- **WHAT TO PRODUCE**
Below is some material; set it all down exactly, apart from the pictures.

- **GIVEN DATA**
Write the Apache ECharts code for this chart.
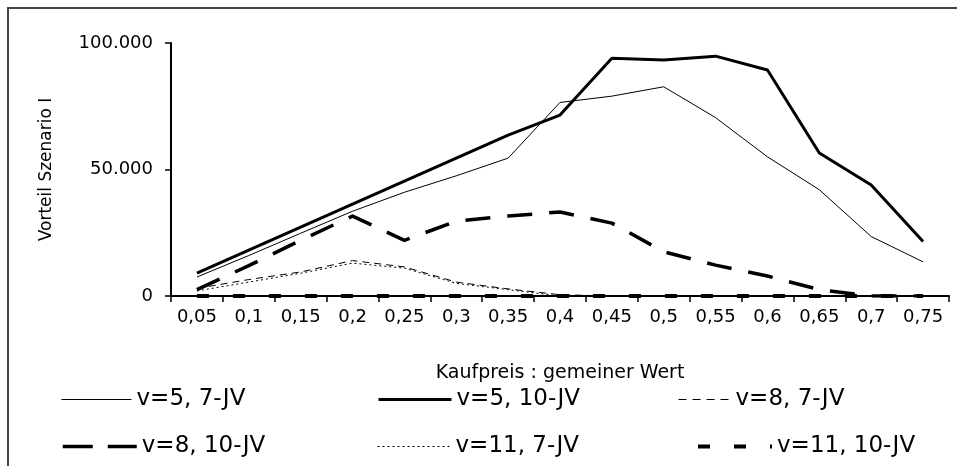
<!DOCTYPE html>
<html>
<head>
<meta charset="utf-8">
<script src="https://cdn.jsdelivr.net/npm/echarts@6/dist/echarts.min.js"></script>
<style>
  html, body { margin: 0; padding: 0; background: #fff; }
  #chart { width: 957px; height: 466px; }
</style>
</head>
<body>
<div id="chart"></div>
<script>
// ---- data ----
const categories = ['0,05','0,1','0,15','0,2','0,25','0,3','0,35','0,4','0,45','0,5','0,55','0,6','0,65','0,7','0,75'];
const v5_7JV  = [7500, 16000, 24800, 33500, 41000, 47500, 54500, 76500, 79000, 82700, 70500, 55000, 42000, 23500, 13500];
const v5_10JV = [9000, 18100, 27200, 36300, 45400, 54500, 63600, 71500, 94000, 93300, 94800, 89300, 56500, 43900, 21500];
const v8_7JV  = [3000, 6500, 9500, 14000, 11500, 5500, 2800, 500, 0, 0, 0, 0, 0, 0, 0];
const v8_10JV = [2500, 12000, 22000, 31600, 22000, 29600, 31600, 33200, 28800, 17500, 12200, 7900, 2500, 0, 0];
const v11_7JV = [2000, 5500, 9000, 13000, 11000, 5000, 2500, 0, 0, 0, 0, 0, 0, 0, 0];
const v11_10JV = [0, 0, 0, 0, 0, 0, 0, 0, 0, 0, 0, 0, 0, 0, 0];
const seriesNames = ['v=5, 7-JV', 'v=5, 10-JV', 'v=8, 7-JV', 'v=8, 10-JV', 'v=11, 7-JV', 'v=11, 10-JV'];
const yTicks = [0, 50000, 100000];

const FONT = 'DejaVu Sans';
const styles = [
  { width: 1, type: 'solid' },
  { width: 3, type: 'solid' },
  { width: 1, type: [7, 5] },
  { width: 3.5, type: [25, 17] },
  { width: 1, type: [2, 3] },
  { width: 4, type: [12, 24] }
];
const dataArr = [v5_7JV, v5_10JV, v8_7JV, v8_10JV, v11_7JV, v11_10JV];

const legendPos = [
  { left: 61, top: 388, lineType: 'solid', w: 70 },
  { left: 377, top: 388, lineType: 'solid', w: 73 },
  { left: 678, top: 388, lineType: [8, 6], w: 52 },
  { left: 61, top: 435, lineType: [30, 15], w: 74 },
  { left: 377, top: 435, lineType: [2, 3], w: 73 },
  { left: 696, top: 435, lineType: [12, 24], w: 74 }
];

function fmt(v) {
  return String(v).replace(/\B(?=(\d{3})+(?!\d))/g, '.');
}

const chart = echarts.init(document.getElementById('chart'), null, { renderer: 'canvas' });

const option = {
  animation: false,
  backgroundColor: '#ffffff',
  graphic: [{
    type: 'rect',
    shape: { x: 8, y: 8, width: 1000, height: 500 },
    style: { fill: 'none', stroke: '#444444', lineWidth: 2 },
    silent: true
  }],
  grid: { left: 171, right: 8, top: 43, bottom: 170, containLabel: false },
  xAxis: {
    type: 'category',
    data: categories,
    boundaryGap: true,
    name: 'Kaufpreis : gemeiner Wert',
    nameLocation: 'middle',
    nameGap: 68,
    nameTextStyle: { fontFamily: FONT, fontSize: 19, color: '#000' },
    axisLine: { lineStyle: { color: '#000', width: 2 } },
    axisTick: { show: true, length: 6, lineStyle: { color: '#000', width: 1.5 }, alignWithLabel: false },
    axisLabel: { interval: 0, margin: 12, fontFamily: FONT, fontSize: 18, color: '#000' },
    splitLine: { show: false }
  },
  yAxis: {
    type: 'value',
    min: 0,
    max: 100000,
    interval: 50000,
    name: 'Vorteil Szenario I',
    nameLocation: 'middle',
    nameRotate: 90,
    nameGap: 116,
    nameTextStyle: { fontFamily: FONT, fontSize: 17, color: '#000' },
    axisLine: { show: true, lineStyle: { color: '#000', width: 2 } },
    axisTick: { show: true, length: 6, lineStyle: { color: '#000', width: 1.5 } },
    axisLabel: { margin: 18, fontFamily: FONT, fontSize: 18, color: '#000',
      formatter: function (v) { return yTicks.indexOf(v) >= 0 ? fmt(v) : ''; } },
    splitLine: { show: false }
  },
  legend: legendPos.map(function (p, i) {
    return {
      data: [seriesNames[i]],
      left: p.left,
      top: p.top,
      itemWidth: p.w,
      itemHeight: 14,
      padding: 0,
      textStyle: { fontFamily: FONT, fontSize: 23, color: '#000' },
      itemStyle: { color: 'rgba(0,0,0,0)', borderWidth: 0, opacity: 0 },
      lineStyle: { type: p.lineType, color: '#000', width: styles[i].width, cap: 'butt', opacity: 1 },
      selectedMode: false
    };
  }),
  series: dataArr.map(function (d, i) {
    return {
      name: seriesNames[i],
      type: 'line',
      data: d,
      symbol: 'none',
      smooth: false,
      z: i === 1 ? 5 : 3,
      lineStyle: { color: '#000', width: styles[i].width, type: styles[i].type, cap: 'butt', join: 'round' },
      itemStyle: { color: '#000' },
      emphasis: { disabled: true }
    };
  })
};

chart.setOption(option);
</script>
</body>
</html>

- **RESULT FOR THIS EXERCISE**
Write the Apache ECharts code for this chart.
<!DOCTYPE html>
<html>
<head>
<meta charset="utf-8">
<script src="https://cdn.jsdelivr.net/npm/echarts@6/dist/echarts.min.js"></script>
<style>
  html, body { margin: 0; padding: 0; background: #fff; }
  #chart { width: 957px; height: 466px; }
</style>
</head>
<body>
<div id="chart"></div>
<script>
// ---- data ----
const categories = ['0,05','0,1','0,15','0,2','0,25','0,3','0,35','0,4','0,45','0,5','0,55','0,6','0,65','0,7','0,75'];
const v5_7JV  = [7500, 16000, 24800, 33500, 41000, 47500, 54500, 76500, 79000, 82700, 70500, 55000, 42000, 23500, 13500];
const v5_10JV = [9000, 18100, 27200, 36300, 45400, 54500, 63600, 71500, 94000, 93300, 94800, 89300, 56500, 43900, 21500];
const v8_7JV  = [3000, 6500, 9500, 14000, 11500, 5500, 2800, 500, 0, 0, 0, 0, 0, 0, 0];
const v8_10JV = [2500, 12000, 22000, 31600, 22000, 29600, 31600, 33200, 28800, 17500, 12200, 7900, 2500, 0, 0];
const v11_7JV = [2000, 5500, 9000, 13000, 11000, 5000, 2500, 0, 0, 0, 0, 0, 0, 0, 0];
const v11_10JV = [0, 0, 0, 0, 0, 0, 0, 0, 0, 0, 0, 0, 0, 0, 0];
const seriesNames = ['v=5, 7-JV', 'v=5, 10-JV', 'v=8, 7-JV', 'v=8, 10-JV', 'v=11, 7-JV', 'v=11, 10-JV'];
const yTicks = [0, 50000, 100000];

const FONT = 'DejaVu Sans';
const styles = [
  { width: 1, type: 'solid' },
  { width: 3, type: 'solid' },
  { width: 1, type: [7, 5] },
  { width: 3.5, type: [25, 17] },
  { width: 1, type: [2, 3] },
  { width: 4, type: [12, 24] }
];
const dataArr = [v5_7JV, v5_10JV, v8_7JV, v8_10JV, v11_7JV, v11_10JV];

const legendPos = [
  { left: 61, top: 388, lineType: 'solid', w: 70 },
  { left: 377, top: 388, lineType: 'solid', w: 73 },
  { left: 678, top: 388, lineType: [8, 6], w: 52 },
  { left: 61, top: 435, lineType: [30, 15], w: 74 },
  { left: 377, top: 435, lineType: [2, 3], w: 73 },
  { left: 696, top: 435, lineType: [12, 24], w: 74 }
];

function fmt(v) {
  return String(v).replace(/\B(?=(\d{3})+(?!\d))/g, '.');
}

const chart = echarts.init(document.getElementById('chart'), null, { renderer: 'canvas' });

const option = {
  animation: false,
  backgroundColor: '#ffffff',
  graphic: [{
    type: 'rect',
    shape: { x: 8, y: 8, width: 1000, height: 500 },
    style: { fill: 'none', stroke: '#444444', lineWidth: 2 },
    silent: true
  }],
  grid: { left: 171, right: 8, top: 43, bottom: 170, containLabel: false },
  xAxis: {
    type: 'category',
    data: categories,
    boundaryGap: true,
    name: 'Kaufpreis : gemeiner Wert',
    nameLocation: 'middle',
    nameGap: 68,
    nameTextStyle: { fontFamily: FONT, fontSize: 19, color: '#000' },
    axisLine: { lineStyle: { color: '#000', width: 2 } },
    axisTick: { show: true, length: 6, lineStyle: { color: '#000', width: 1.5 }, alignWithLabel: false },
    axisLabel: { interval: 0, margin: 12, fontFamily: FONT, fontSize: 18, color: '#000' },
    splitLine: { show: false }
  },
  yAxis: {
    type: 'value',
    min: 0,
    max: 100000,
    interval: 50000,
    name: 'Vorteil Szenario I',
    nameLocation: 'middle',
    nameRotate: 90,
    nameGap: 116,
    nameTextStyle: { fontFamily: FONT, fontSize: 17, color: '#000' },
    axisLine: { show: true, lineStyle: { color: '#000', width: 2 } },
    axisTick: { show: true, length: 6, lineStyle: { color: '#000', width: 1.5 } },
    axisLabel: { margin: 18, fontFamily: FONT, fontSize: 18, color: '#000',
      formatter: function (v) { return yTicks.indexOf(v) >= 0 ? fmt(v) : ''; } },
    splitLine: { show: false }
  },
  legend: legendPos.map(function (p, i) {
    return {
      data: [seriesNames[i]],
      left: p.left,
      top: p.top,
      itemWidth: p.w,
      itemHeight: 14,
      padding: 0,
      textStyle: { fontFamily: FONT, fontSize: 23, color: '#000' },
      itemStyle: { color: 'rgba(0,0,0,0)', borderWidth: 0, opacity: 0 },
      lineStyle: { type: p.lineType, color: '#000', width: styles[i].width, cap: 'butt', opacity: 1 },
      selectedMode: false
    };
  }),
  series: dataArr.map(function (d, i) {
    return {
      name: seriesNames[i],
      type: 'line',
      data: d,
      symbol: 'none',
      smooth: false,
      z: i === 1 ? 5 : 3,
      lineStyle: { color: '#000', width: styles[i].width, type: styles[i].type, cap: 'butt', join: 'round' },
      itemStyle: { color: '#000' },
      emphasis: { disabled: true }
    };
  })
};

chart.setOption(option);
</script>
</body>
</html>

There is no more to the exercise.